_Task objective_
Look through the data below and return each line where "script" appears.
──────────
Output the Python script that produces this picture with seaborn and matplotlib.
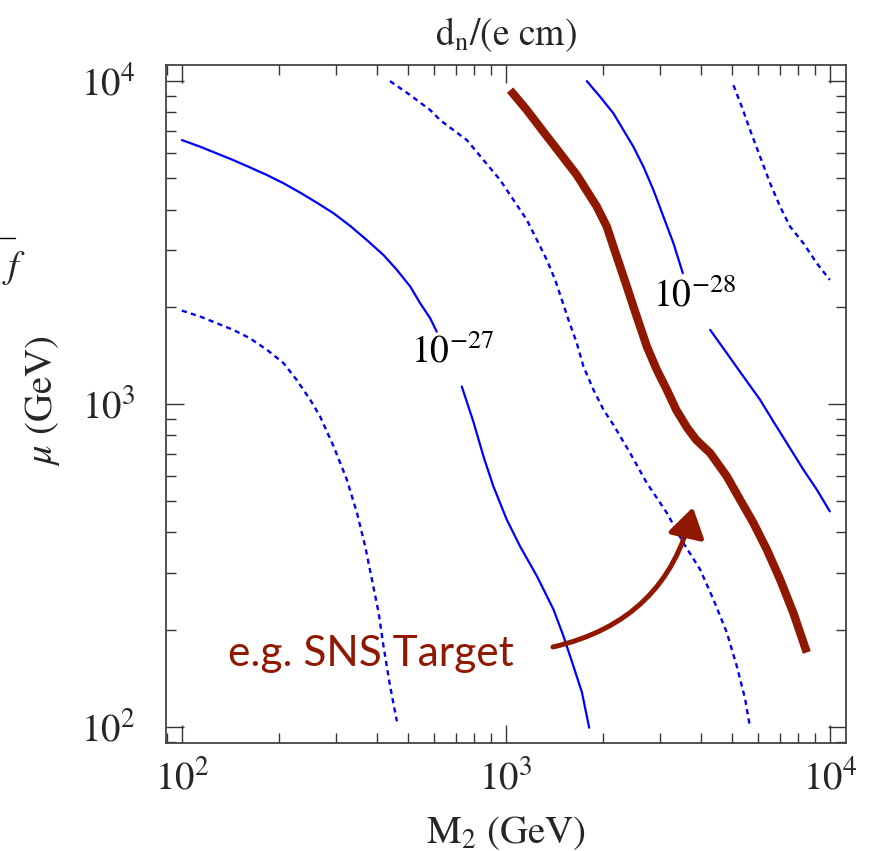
import numpy as np
import pandas as pd
import matplotlib
matplotlib.use("Agg")
import matplotlib.pyplot as plt
import seaborn as sns
from matplotlib.patches import FancyArrowPatch
from matplotlib.lines import Line2D
from matplotlib.ticker import LogLocator, NullFormatter

# ---------------- data ----------------
# 10^-27 contour (solid blue), split by the inline label
m2_c27a = [100, 114, 128, 144, 162, 183, 206, 232, 261, 294, 331, 372, 419, 461, 507, 544, 584, 612]
mu_c27a = [6569, 6262, 5974, 5696, 5408, 5120, 4826, 4512, 4202, 3896, 3559, 3221, 2894, 2602, 2310, 2051, 1843, 1675]
m2_c27b = [731, 794, 853, 915, 1007, 1107, 1247, 1403, 1506, 1617, 1717, 1808]
mu_c27b = [1133, 881, 688, 556, 438, 362, 293, 231, 191, 154, 128, 99.4]

# dashed contour, lower left
m2_dlow = [100, 114, 128, 144, 162, 183, 206, 226, 249, 267, 294, 323, 347, 368, 386, 405, 419, 439, 461]
mu_dlow = [1947, 1865, 1780, 1697, 1599, 1472, 1338, 1188, 1030, 915, 739, 583, 460, 362, 286, 225, 178, 134, 104]

# dashed contour, middle
m2_dmid = [439, 507, 584, 627, 689, 758, 853, 960, 1056, 1161, 1247, 1338, 1420, 1489, 1561, 1656,
           1736, 1864, 2001, 2148, 2418, 2724, 3140, 3533, 3979, 4373, 4809, 5164, 5478, 5675]
mu_dmid = [10000, 9050, 8135, 7573, 7053, 6569, 5696, 4940, 4283, 3715, 3221, 2794, 2423, 2101, 1822, 1543,
           1306, 1107, 960, 862, 705, 569, 460, 371, 307, 248, 196, 154, 122, 99.4]

# SNS target (thick red)
m2_sns = [1031, 1161, 1306, 1471, 1656, 1909, 2050, 2148, 2253, 2363, 2476, 2597, 2724, 2924,
          3140, 3355, 3628, 3867, 4272, 4809, 5286, 5811, 6392, 7025, 7723, 8492]
mu_sns = [9380, 8135, 6970, 5975, 5120, 4085, 3541, 3072, 2664, 2310, 2003, 1737, 1507, 1276,
          1107, 960, 844, 775, 705, 597, 505, 428, 354, 286, 225, 170]

# 10^-28 contour (solid blue), split by the inline label
m2_c28a = [1778, 1955, 2148, 2307, 2476, 2659, 2855, 3065, 3291, 3518]
mu_c28a = [10000, 8942, 7946, 7053, 6262, 5431, 4600, 3803, 3147, 2541]
m2_c28b = [4272, 4809, 5412, 6094, 6731, 7367, 8289, 9118, 10000]
mu_c28b = [1697, 1437, 1216, 1030, 875, 757, 626, 543, 465]

# dashed contour, upper right
m2_dhi = [5040, 5350, 5675, 6094, 6543, 7025, 7543, 8289, 9118, 10000]
mu_dhi = [9719, 8329, 7053, 5833, 4826, 4085, 3541, 3147, 2729, 2423]

contour_labels = [r"$10^{-27}$", r"$10^{-28}$"]
label_pos_m2 = [682, 3820]
label_pos_mu = [1450, 2150]

target_text = "e.g. SNS Target"
arrow_start = (1371, 176)
arrow_end = (3795, 488)

# ---------------- build long-form table ----------------
segments = [
    ("c27a", m2_c27a, mu_c27a, "solid"),
    ("c27b", m2_c27b, mu_c27b, "solid"),
    ("dlow", m2_dlow, mu_dlow, "dashed"),
    ("dmid", m2_dmid, mu_dmid, "dashed"),
    ("c28a", m2_c28a, mu_c28a, "solid"),
    ("c28b", m2_c28b, mu_c28b, "solid"),
    ("dhi", m2_dhi, mu_dhi, "dashed"),
    ("sns", m2_sns, mu_sns, "target"),
]
frames = []
for name, xs, ys, kind in segments:
    frames.append(pd.DataFrame({"M2": xs, "mu": ys, "seg": name, "kind": kind}))
df = pd.concat(frames, ignore_index=True)

# ---------------- style ----------------
sns.set_style("ticks")
plt.rcParams["font.family"] = ["STIXGeneral", "DejaVu Serif"]
plt.rcParams["mathtext.fontset"] = "stix"

BLUE = "#0000FF"
RED = "#901800"

fig = plt.figure(figsize=(8.8, 8.51), dpi=100)
ax = fig.add_axes([165.7 / 880, 1 - 743 / 851, (846 - 165.7) / 880, (743 - 65) / 851])
ax.set_xscale("log")
ax.set_yscale("log")

for name, xs, ys, kind in segments:
    sub = df[df["seg"] == name]
    if kind == "solid":
        sns.lineplot(data=sub, x="M2", y="mu", sort=False, estimator=None,
                     color=BLUE, lw=1.6, ax=ax)
    elif kind == "dashed":
        sns.lineplot(data=sub, x="M2", y="mu", sort=False, estimator=None,
                     color=BLUE, lw=1.7, linestyle=(0, (2.2, 1.8)), ax=ax)
    else:
        sns.lineplot(data=sub, x="M2", y="mu", sort=False, estimator=None,
                     color=RED, lw=6.0, solid_capstyle="butt", solid_joinstyle="round",
                     ax=ax, zorder=3)

for lab, xx, yy in zip(contour_labels, label_pos_m2, label_pos_mu):
    ax.text(xx, yy, lab, ha="center", va="center", fontsize=27, color="black")

ax.text(139, 154, target_text, ha="left", va="baseline", fontsize=30.5,
        color=RED, family=["Lato", "DejaVu Sans"])

arrow = FancyArrowPatch(arrow_start, arrow_end, connectionstyle="arc3,rad=0.32",
                        arrowstyle="-|>,head_length=11,head_width=7",
                        color=RED, lw=3.6, mutation_scale=1.6, zorder=4)
ax.add_patch(arrow)

lo, hi = 10 ** 1.95, 10 ** 4.05
ax.set_xlim(lo, hi)
ax.set_ylim(lo, hi)

for axis in (ax.xaxis, ax.yaxis):
    axis.set_major_locator(LogLocator(base=10, numticks=10))
    axis.set_minor_locator(LogLocator(base=10, subs=np.arange(2, 10), numticks=20))
    axis.set_minor_formatter(NullFormatter())

ax.tick_params(which="both", direction="in", top=True, right=True,
               color="#333333", width=1.0)
ax.tick_params(which="major", length=13, labelsize=28)
ax.tick_params(which="minor", length=7)
ax.tick_params(axis="x", which="major", pad=12)
ax.tick_params(axis="y", which="major", pad=22)
for sp in ax.spines.values():
    sp.set_color("#444444")
    sp.set_linewidth(1.3)

ax.set_xlabel(r"$\mathrm{M_2}$ (GeV)", fontsize=28)
ax.xaxis.set_label_coords(0.5, -0.105)
ax.set_ylabel(r"$\mu$ (GeV)", fontsize=28)
ax.yaxis.set_label_coords(-0.152, 0.505)
ax.set_title(r"$\mathrm{d_n}$/(e cm)", fontsize=27, pad=14)

# partial label fragment at the left edge
fig.text(2 / 880, 1 - 268 / 851, r"$f$", fontsize=28, ha="left", va="center")
fig.add_artist(Line2D([0, 15 / 880], [1 - 238 / 851, 1 - 238 / 851],
                      transform=fig.transFigure, color="black", lw=1.0))

fig.savefig("out.png", dpi=100)
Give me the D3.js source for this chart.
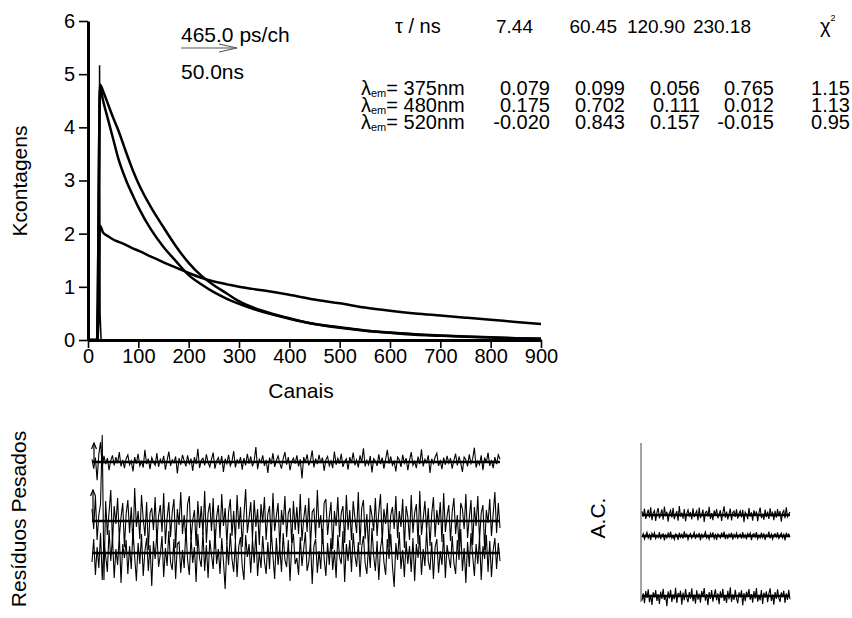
<!DOCTYPE html>
<html>
<head>
<meta charset="utf-8">
<script src="https://cdn.jsdelivr.net/npm/d3@7"></script>
<style>
  body { margin: 0; background: #fff; }
  svg text { font-family: "Liberation Sans", Arial, sans-serif; fill: #000; }
</style>
</head>
<body>
<svg id="chart" width="852" height="618"></svg>
<script>
// decaimentos (Kcontagens)
const channels = [0, 18, 24, 30, 40, 50, 60, 75, 90, 100, 125, 150, 175, 200, 225, 250, 275, 300, 350, 400, 450, 500, 550, 600, 650, 700, 750, 800, 850, 900];
const decay375 = [0, 0, 2.15, 2.02, 1.95, 1.89, 1.85, 1.79, 1.72, 1.68, 1.57, 1.46, 1.36, 1.26, 1.17, 1.10, 1.05, 1.00, 0.93, 0.85, 0.76, 0.69, 0.61, 0.55, 0.50, 0.46, 0.42, 0.38, 0.34, 0.30];
const decay480 = [0, 0, 4.75, 4.50, 4.14, 3.78, 3.42, 3.02, 2.70, 2.50, 2.08, 1.75, 1.48, 1.22, 1.05, 0.90, 0.78, 0.68, 0.52, 0.40, 0.30, 0.23, 0.175, 0.135, 0.10, 0.08, 0.06, 0.045, 0.033, 0.022];
const decay520 = [0, 0, 4.80, 4.68, 4.43, 4.18, 3.95, 3.55, 3.17, 2.95, 2.50, 2.12, 1.76, 1.45, 1.21, 1.03, 0.88, 0.73, 0.54, 0.41, 0.30, 0.24, 0.18, 0.14, 0.11, 0.085, 0.065, 0.05, 0.035, 0.025];
const irfChannels = [0, 20, 22, 23, 24, 26, 30];
const irfValues = [0, 0, 0.4, 5.17, 0.5, 0, 0];

const yTicks = [0, 1, 2, 3, 4, 5, 6];
const xTicks = [0, 100, 200, 300, 400, 500, 600, 700, 800, 900];

// tabela de ajuste
const tauHeader = ["7.44", "60.45", "120.90", "230.18"];
const emWavelengths = ["375nm", "480nm", "520nm"];
const amplitudes = [
  ["0.079", "0.099", "0.056", "0.765"],
  ["0.175", "0.702", "0.111", "0.012"],
  ["-0.020", "0.843", "0.157", "-0.015"]
];
const chiSquared = ["1.15", "1.13", "0.95"];

// resíduos pesados, em décimos de sigma
const resid1 = [5,-12,8,-33,14,36,-9,11,-4,7,-15,3,12,-6,9,-2,18,-8,4,-11,6,13,-5,2,-17,9,-3,15,-7,1,
  -10,22,-4,6,-13,8,0,-6,16,-9,5,-2,11,-14,3,19,-7,4,-1,10,-21,7,-5,13,2,-8,12,-3,6,-16,
  9,-4,24,-11,3,7,-6,14,-1,-9,5,17,-12,2,8,-5,11,-18,6,-3,13,-7,1,20,-10,4,-2,9,-14,7,
  -6,15,-3,10,-8,2,27,-13,5,-1,12,-7,4,-20,8,-4,16,-9,3,11,-2,-12,6,18,-5,9,-15,1,7,-3,
  12,-8,5,-30,9,-1,14,-6,3,21,-10,6,-4,13,-2,8,-16,4,10,-7,2,-11,19,-5,7,-3,15,-9,1,6,
  -14,9,-2,17,-6,4,-10,12,-1,25,-8,3,-5,11,-19,6,2,-7,14,-4,8,-12,5,22,-3,10,-6,1,-17,9,
  4,-9,13,-2,7,-15,3,18,-6,1,-11,10,-4,23,-8,5,-1,12,-20,6,-3,9,16,-7,2,-13,8,-5,11,-2,
  7,-12,3,15,-6,10,-2,-18,9,4,-8,14,-3,6,26,-10,2,-5,12,-15,8,-1,17,-7,4,-11,9,-4,13,5];
const resid2 = [12,-8,25,-19,6,17,86,-59,20,-14,9,31,-22,15,-3,23,-17,4,18,-26,7,21,-12,14,-24,33,-6,10,-18,26,
  2,-15,19,-29,8,13,-9,24,-21,5,16,-11,28,-23,3,19,-16,9,22,-27,12,-4,29,-13,6,-20,17,25,-19,1,
  11,-25,20,-7,15,-14,30,-22,8,18,-10,23,-28,4,16,-17,27,-5,13,-23,9,22,-15,10,-20,26,-8,14,-26,6,
  32,-12,3,19,-18,21,-6,12,-24,17,-2,24,-19,7,15,-21,28,-10,5,18,-27,11,-4,25,-16,8,13,-22,20,-9,
  14,-13,27,-20,2,16,-11,23,-25,9,12,-17,31,-7,6,-23,18,22,-14,4,19,-28,10,-5,24,-16,8,15,-22,26,
  -9,11,-19,20,3,-12,29,-24,13,21,-18,7,-30,16,5,-10,23,-15,9,27,-21,12,-3,18,-26,6,14,-8,25,-17,
  10,-6,22,-27,15,4,-19,26,-12,8,17,-23,30,-14,2,20,-9,13,-25,7,24,-16,11,-4,19,-21,28,-11,5,16,
  -20,9,23,-13,6,-26,18,12,-8,27,-17,3,21,-24,14,-5,25,-19,8,16,-29,11,-2,22,-15,7,29,-12,18,-7];
const resid3 = [-9,14,-22,6,-15,20,-27,11,-3,-19,23,-8,16,-25,4,-12,18,-30,9,-5,13,-21,7,-16,24,-4,-28,10,-11,19,
  -23,2,15,-18,8,-33,12,-6,21,-14,-2,17,-24,5,-13,22,-9,-17,14,-26,9,11,-20,3,-15,25,-7,-22,16,-10,
  6,-29,19,-5,-14,21,-18,8,-25,13,-2,-16,24,-11,4,-21,15,-8,-36,10,-12,20,-6,-19,12,-24,7,16,-13,-27,
  18,-4,9,-20,14,-10,22,-23,1,-15,17,-8,-21,11,-16,23,-3,-26,15,-12,6,-19,20,-7,-14,13,-28,8,19,-11,
  -5,-22,16,-13,4,21,-18,-9,12,-31,7,14,-20,2,-16,24,-6,-23,10,-12,15,-17,3,-25,18,-4,-11,22,-29,9,
  -8,13,-19,20,-2,-14,11,-24,6,17,-10,-21,8,-15,25,-3,-18,12,-27,5,16,-9,-22,14,-6,19,-13,-34,10,-7,
  21,-16,3,-24,12,-11,7,-19,15,-28,9,-5,18,-22,4,-13,23,-8,-17,11,-26,6,14,-20,2,-12,19,-25,8,-4,
  -15,17,-10,-21,13,-7,24,-18,5,-30,11,-14,20,-3,-23,9,-11,16,-27,7,-6,18,-19,12,-24,3,15,-16,10,-8];

// autocorrelação dos resíduos, em décimos
const ac1 = [12,-5,21,-13,4,18,-9,26,-17,7,15,-20,9,23,-11,3,19,-16,28,-4,11,-22,6,16,-8,24,-14,2,13,-19,
  30,-6,8,-12,20,-21,5,17,-3,10,-15,22,-7,4,14,-18,25,-10,1,18,-23,9,12,-5,27,-13,6,-17,15,-2,
  20,-11,3,16,-20,7,29,-9,11,-15,4,21,-18,8,13,-6,19,-12,5,14,-8,17,-24,10,2,-14,23,-5,9,-19,
  16,-3,12,-21,6,25,-10,4,-16,18,-7,11,-13,22,-1,8,-17,14,-9,20,-4,13,-22,7,15,-11,26,-6,3,10];
const ac2 = [-6,13,-18,4,20,-11,7,-23,15,-2,19,-14,3,-9,22,-17,8,12,-25,5,-10,16,-4,24,-13,1,-19,11,6,-21,
  18,-7,9,-15,26,-3,10,-20,4,14,-12,2,21,-16,8,-5,17,-24,13,-8,6,23,-11,3,-18,15,-2,20,-14,7,
  -22,12,4,-10,19,-6,25,-17,5,-13,11,-4,18,-20,9,-7,16,-12,2,10,-15,21,-9,6,-19,14,-1,17,-23,8,
  13,-5,22,-16,3,-11,19,-8,15,-21,7,-3,24,-13,10,-18,5,12,-6,20,-14,1,16,-10,9,-24,18,-2,11,-7];
const ac3 = [-14,8,-22,15,-6,20,-19,3,-27,11,-4,18,-15,6,-24,13,-9,22,-12,2,-31,14,-7,19,-18,5,-10,25,-21,9,
  -3,16,-26,10,-13,21,-5,-19,12,-8,23,-16,4,-23,17,-11,7,-20,15,-2,24,-14,6,-28,12,-9,18,-17,3,20,
  -13,8,-25,14,-6,22,-15,1,-21,16,-10,26,-18,5,-12,19,-7,-22,11,-4,17,-29,9,-16,13,-3,21,-11,6,-20,
  15,-8,24,-17,2,-13,18,-24,10,-5,14,-19,7,23,-15,4,-26,12,-9,20,-6,-18,11,-3,16,-21,8,-12,19,-10];

const svg = d3.select("#chart");

function drawDecays() {
  const x = d3.scaleLinear().domain([0, 900]).range([88, 541]);
  const y = d3.scaleLinear().domain([0, 6]).range([340, 21]);
  const line = d3.line().x(d => x(d[0])).y(d => y(d[1])).curve(d3.curveMonotoneX);

  [decay375, decay480, decay520].forEach(vals => {
    svg.append("path")
      .attr("d", line(d3.zip(channels, vals)))
      .attr("fill", "none").attr("stroke", "#000").attr("stroke-width", 2.5)
      .attr("stroke-linejoin", "round");
  });
  svg.append("path")
    .attr("d", d3.line().x(d => x(d[0])).y(d => y(d[1]))(d3.zip(irfChannels, irfValues)))
    .attr("fill", "none").attr("stroke", "#000").attr("stroke-width", 1.5);

  const gy = svg.append("g").attr("transform", "translate(88,0)")
    .call(d3.axisLeft(y).tickValues(yTicks).tickFormat(d3.format("d"))
      .tickSize(9).tickSizeOuter(0).tickPadding(4));
  const gx = svg.append("g").attr("transform", "translate(0,340)")
    .call(d3.axisBottom(x).tickValues(xTicks).tickFormat(d3.format("d"))
      .tickSize(8).tickSizeOuter(0).tickPadding(1));
  [gy, gx].forEach(g => {
    g.select(".domain").attr("stroke-width", 3);
    g.selectAll(".tick line").attr("stroke-width", 1.6);
    g.selectAll(".tick text").style("font-size", "20px").attr("fill", "#000")
      .style("font-family", "'Liberation Sans', Arial, sans-serif");
  });

  svg.append("text").attr("x", 301).attr("y", 398).attr("text-anchor", "middle")
    .style("font-size", "21px").text("Canais");
  svg.append("text").attr("transform", "translate(27,181) rotate(-90)")
    .attr("text-anchor", "middle").style("font-size", "21px").text("Kcontagens");
}

function drawHeader() {
  svg.append("text").attr("x", 181).attr("y", 42).style("font-size", "21px").text("465.0 ps/ch");
  svg.append("text").attr("x", 181).attr("y", 79).style("font-size", "21px").text("50.0ns");
  const arrow = svg.append("g").attr("stroke", "#555").attr("stroke-width", 1.2).attr("fill", "none");
  arrow.append("line").attr("x1", 181).attr("y1", 48).attr("x2", 237).attr("y2", 48);
  arrow.append("polyline").attr("points", "219,44 237,48 219,52");

  const fs = "20px";
  svg.append("text").attr("x", 395).attr("y", 33).style("font-size", fs).text("τ / ns");
  const headEnds = [533, 617, 685, 751];
  tauHeader.forEach((t, i) => {
    svg.append("text").attr("x", headEnds[i]).attr("y", 33).attr("text-anchor", "end")
      .style("font-size", "19px").text(t);
  });
  const chi = svg.append("text").attr("x", 820).attr("y", 33).style("font-size", fs).text("χ");
  chi.append("tspan").attr("dy", -12).style("font-size", "9px").text("2");

  const rowY = [95, 112, 129];
  const colEnds = [550, 625, 700, 774];
  emWavelengths.forEach((w, r) => {
    const t = svg.append("text").attr("x", 361).attr("y", rowY[r]).style("font-size", fs).text("λ");
    t.append("tspan").attr("dy", 2).style("font-size", "11px").text("em");
    t.append("tspan").attr("dy", -2).text("= " + w);
    amplitudes[r].forEach((a, c) => {
      svg.append("text").attr("x", colEnds[c]).attr("y", rowY[r]).attr("text-anchor", "end")
        .style("font-size", fs).text(a);
    });
    svg.append("text").attr("x", 850).attr("y", rowY[r]).attr("text-anchor", "end")
      .style("font-size", fs).text(chiSquared[r]);
  });
}

// traço de ruído com a linha de zero
function drawTrace(vals, x0, x1, base, pxPerSigma) {
  const x = d3.scaleLinear().domain([0, vals.length - 1]).range([x0, x1]);
  const y = d3.scaleLinear().domain([-10, 10]).range([base + pxPerSigma, base - pxPerSigma]);
  svg.append("line").attr("x1", x0).attr("x2", x1).attr("y1", base).attr("y2", base)
    .attr("stroke", "#000").attr("stroke-width", 2.5);
  svg.append("path")
    .attr("d", d3.line().x((d, i) => x(i)).y(d => y(d))(vals))
    .attr("fill", "none").attr("stroke", "#000").attr("stroke-width", 1.1);
}

function drawResiduals() {
  drawTrace(resid1, 92, 500, 462, 5.5);
  drawTrace(resid2, 92, 500, 521, 10);
  drawTrace(resid3, 92, 500, 553, 10);

  const arr = svg.append("g").attr("stroke", "#000").attr("stroke-width", 1.2).attr("fill", "none");
  [[94, 462, 443], [93, 521, 490]].forEach(([ax, yb, yt]) => {
    arr.append("line").attr("x1", ax).attr("x2", ax).attr("y1", yb).attr("y2", yt);
    arr.append("polyline").attr("points", `${ax - 2.5},${yt + 6} ${ax},${yt} ${ax + 2.5},${yt + 6}`);
  });

  svg.append("text").attr("transform", "translate(26,519) rotate(-90)")
    .attr("text-anchor", "middle").style("font-size", "21px").text("Resíduos Pesados");
}

function drawAutocorr() {
  svg.append("line").attr("x1", 641).attr("x2", 641).attr("y1", 443).attr("y2", 602)
    .attr("stroke", "#666").attr("stroke-width", 1.2);
  drawTrace(ac1, 642, 790, 515, 3);
  drawTrace(ac2, 642, 790, 536, 1.8);
  drawTrace(ac3, 642, 790, 596, 3.3);
  svg.append("text").attr("transform", "translate(605,518) rotate(-90)")
    .attr("text-anchor", "middle").style("font-size", "21px").text("A.C.");
}

drawDecays();
drawHeader();
drawResiduals();
drawAutocorr();
</script>
</body>
</html>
──────────
_Finished exercise_
Output the Python script that produces this picture with seaborn and matplotlib.
<script src="https://cdn.jsdelivr.net/npm/d3@7"></script>
<script>
</script>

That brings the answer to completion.